Sehr lang ist auch die Liste der körperlichen Beschwerden, gegen die man mit Paprika-Arten vorging. Hier konnte offenbar auf Erfahrungen aufgebaut werden, die mehrere Jahrtausende zurückreichen, wie Archäologen zeigten. Bei den Azteken wurde Paprika zur Entwässerung, gegen Magenbeschwerden, zur Anregung der Monatsblutung der Frauen oder zur Förderung der Libido eingesetzt. Mit Chilis bekämpften die Maya zum Beispiel Erkältungen oder Entzündungen des Zahnfleisches. Auch Chilis gelangten in die Alte Welt, wo sie als „Indianischer Pfeffer“ bezeichnet und ihnen vor allem positive Wirkungen aufs Verdauungssystem zugeschrieben wurden. Inzwischen haben Wissenschaftler erkannt, dass manche Chili-Arten wegen der Stoffe, die ihnen die Schärfe verleihen, etwa bei Rheuma, Neuralgien oder verspannten Muskeln Sinn machen.

 

Auch andere Pflanzen, die schon die Azteken und Maya kannten und die wir heute wie Paprika eher als Nahrungsmittel schätzen, haben gleichzeitig eine heilende Wirkung. Etwa Kürbis, mit dessen Saft Entzündungen behandelt wurden und der zu Salben verarbeitet wurde, die Verbrennungen lindern sollten. Immer noch nutzen Mexikanerinnen und Mexikaner Kürbis bei Leiden der Harnblase oder der Nieren sowie Infektionen mit Würmern. Bei uns werden Samen des Gartenkürbis gegen die Reizblase empfohlen. Kakaobohnen wiederum bilden die Basis für Schokolade, aber sie waren einst auch Medizin: gegen Atemwegsbeschwerden, Blasenleiden, Magenprobleme, Fieber sowie Erschöpfung. In Europa werden Kakaobutter und die Schalen der Kakaobohne immer noch pharmazeutisch verwendet.
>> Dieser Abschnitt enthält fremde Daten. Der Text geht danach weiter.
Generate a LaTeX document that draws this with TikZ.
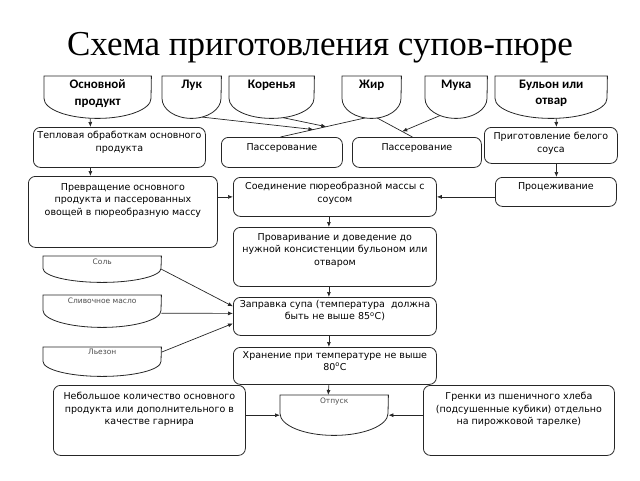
\documentclass[tikz,border=0pt]{standalone}
\usepackage{fontspec}
\setmainfont{DejaVu Sans}
\newfontfamily\titlefont{Liberation Serif}
\newfontfamily\headfont{Carlito}
\usetikzlibrary{arrows.meta}
\newcommand\bxt[4]{\parbox[c][#2][t]{#1}{\centering\vspace*{#3}#4\par}}
\newcommand\docsh[3]{\draw[docline] (#1.north west) -- ([yshift=#3]#1.south west) arc[start angle=180,end angle=360,x radius=#2,y radius=#3] -- (#1.north east) -- cycle;}
\tikzset{
 rbox/.style={draw=black!85, line width=0.8pt, rounded corners=7pt, fill=white, inner sep=0pt, anchor=north west, font=\fontsize{9.5}{12.5}\selectfont},
 docn/.style={inner sep=0pt, anchor=north west, font=\headfont\bfseries\fontsize{13}{16.5}\selectfont},
 smalldoc/.style={inner sep=0pt, anchor=north west, font=\fontsize{7.5}{9}\selectfont, text=black!70},
 docline/.style={draw=black!85, line width=0.8pt},
 arr/.style={draw=black!85, line width=0.7pt, -{Latex[length=5pt,width=4pt]}},
 conn/.style={draw=black!85, line width=0.7pt},
}
\begin{document}
\begin{tikzpicture}[x=1pt,y=1pt]
\useasboundingbox (0,0) rectangle (640,-480);
\node[font=\titlefont\fontsize{35}{40}\selectfont, anchor=base] (title) at (320,-55) {Схема приготовления супов-пюре};
% top row
\node[docn] (osn) at (44,-76) {\bxt{107pt}{42pt}{3.5pt}{Основной\\продукт}};
\node[docn] (luk) at (162,-76) {\bxt{59pt}{42pt}{3.5pt}{Лук}};
\node[docn] (kor) at (229,-76) {\bxt{85pt}{42pt}{3.5pt}{Коренья}};
\node[docn] (zhir) at (342,-76) {\bxt{59pt}{42pt}{3.5pt}{Жир}};
\node[docn] (muka) at (425,-76) {\bxt{62pt}{42pt}{3.5pt}{Мука}};
\node[docn] (bul) at (495,-76) {\bxt{112pt}{42pt}{3.5pt}{Бульон или\\отвар}};
\docsh{osn}{53.5pt}{20pt}
\docsh{luk}{29.5pt}{20pt}
\docsh{kor}{42.5pt}{20pt}
\docsh{zhir}{29.5pt}{20pt}
\docsh{muka}{31pt}{20pt}
\docsh{bul}{56pt}{20pt}
% boxes
\node[rbox] (tep) at (33,-127) {\bxt{172pt}{40pt}{3.8pt}{Тепловая обработкам основного\\продукта}};
\node[rbox] (pas1) at (221,-137) {\bxt{121pt}{30pt}{5.8pt}{Пассерование}};
\node[rbox] (pas2) at (352,-137) {\bxt{129pt}{30pt}{5.8pt}{Пассерование}};
\node[rbox] (bel) at (484,-127) {\bxt{133pt}{36pt}{4.8pt}{Приготовление белого\\соуса}};
\node[rbox] (prev) at (28,-176) {\bxt{189pt}{71pt}{6.8pt}{Превращение основного\\продукта и пассерованных\\овощей в пюреобразную массу}};
\node[rbox] (soed) at (233,-177) {\bxt{203pt}{39pt}{4.8pt}{Соединение пюреобразной массы с\\соусом}};
\node[rbox] (proc) at (495,-177) {\bxt{121pt}{29pt}{4.8pt}{Процеживание}};
\node[rbox] (prov) at (233,-227) {\bxt{203pt}{59pt}{5.8pt}{Проваривание и доведение до\\нужной консистенции бульоном или\\отваром}};
\node[rbox] (zap) at (233,-297) {\bxt{203pt}{38pt}{2.8pt}{Заправка супа (температура\ \ должна\\быть не выше 85\textsuperscript{o}С)}};
\node[rbox] (khr) at (233,-347) {\bxt{203pt}{37pt}{3.8pt}{Хранение при температуре не выше\\80\textsuperscript{o}С}};
\node[rbox] (neb) at (53,-385) {\bxt{192pt}{70pt}{6.8pt}{Небольшое количество основного\\продукта или дополнительного в\\качестве гарнира}};
\node[rbox] (gren) at (423,-385) {\bxt{191pt}{70pt}{6.8pt}{Гренки из пшеничного хлеба\\(подсушенные кубики) отдельно\\на пирожковой тарелке)}};
% small document shapes
\node[smalldoc] (sol) at (43,-256) {\bxt{118pt}{26pt}{3pt}{Соль}};
\node[smalldoc] (slv) at (43,-295) {\bxt{118pt}{32pt}{3pt}{Сливочное масло}};
\node[smalldoc] (lez) at (43,-347) {\bxt{118pt}{29pt}{1.5pt}{Льезон}};
\node[smalldoc] (otp) at (280,-395) {\bxt{108pt}{40pt}{3pt}{Отпуск}};
\docsh{sol}{59pt}{14pt}
\docsh{slv}{59pt}{17pt}
\docsh{lez}{59pt}{15pt}
\docsh{otp}{54pt}{22pt}
% top junction lines
\coordinate (za) at ([xshift=-6.5pt,yshift=0.5pt]zhir.south);
\coordinate (pa) at ([xshift=-1.5pt]pas1.north);
\draw[conn] (za) -- coordinate[pos=0.61] (j1) coordinate[pos=0.46] (j2) (pa);
\draw[arr] ([xshift=10.5pt,yshift=1.3pt]luk.south) -- (j1);
\draw[arr] ([xshift=11.5pt,yshift=0.7pt]kor.south) -- (j2);
\draw[conn] ([xshift=5.5pt,yshift=0.4pt]zhir.south) -- coordinate[pos=0.71] (j3) ([xshift=-4.5pt]pas2.north);
\draw[arr] ([xshift=-16pt,yshift=2.9pt]muka.south) -- (j3);
% vertical flow
\draw[arr] ([xshift=-7.5pt]osn.south) -- ([xshift=-29pt]tep.north);
\draw[arr] ([xshift=-29pt]tep.south) -- ([xshift=-32.5pt]prev.north);
\draw[arr] (prev.east |- soed.west) -- (soed.west);
\draw[arr] ([xshift=5pt]bul.south) -- ([xshift=5.5pt]bel.north);
\draw[arr] ([xshift=5.5pt]bel.south) -- ([xshift=0.5pt]proc.north);
\draw[arr] (proc.west |- soed.east) -- (soed.east);
\draw[arr] ([xshift=-6pt]soed.south) -- ([xshift=-6pt]prov.north);
\draw[arr] ([xshift=-6pt]prov.south) -- ([xshift=-6pt]zap.north);
\draw[arr] ([xshift=-6pt]zap.south) -- ([xshift=-6pt]khr.north);
\draw[arr] ([xshift=-6pt]khr.south) -- ([xshift=-6pt]otp.north);
% side arrows
\draw[arr] (sol.east) -- ([yshift=10pt]zap.west);
\draw[arr] ([yshift=-2pt]slv.east) -- ([yshift=3pt]zap.west);
\draw[arr] ([yshift=9.5pt]lez.east) -- ([yshift=-7pt]zap.west);
\draw[arr] (neb.east |- otp.west) -- (otp.west);
\draw[arr] (gren.west |- otp.east) -- (otp.east);
\end{tikzpicture}
\end{document}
Auch Vanille, Tlilxochitl, war nicht nur wegen des Wohlgeschmacks zum Würzen begehrt. Als Arzneipflanze wurde sie gegen Blähungen, für die Entwässerung und zur Unterstützung der Monatsblutung verwendet.

Selbst Tabak wurde in Europa einmal als Heilmittel gesehen, ebenso verschiedene Harze aus Mexiko. Andere Pflanzen, welche die Azteken wegen ihrer medizinischen Potenz schätzten, wurden in Europa niemals bekannt. Heute aber wird man zunehmend aufmerksam auf das, was hier noch an Geheimnissen zu entdecken ist. Wie auch in Bezug auf andere Weltregionen und indigenen Völker entdecken westliche Wissenschaftler mehr und mehr, dass traditionelles Wissen um Heilpflanzen auch für uns wertvoll sein kann.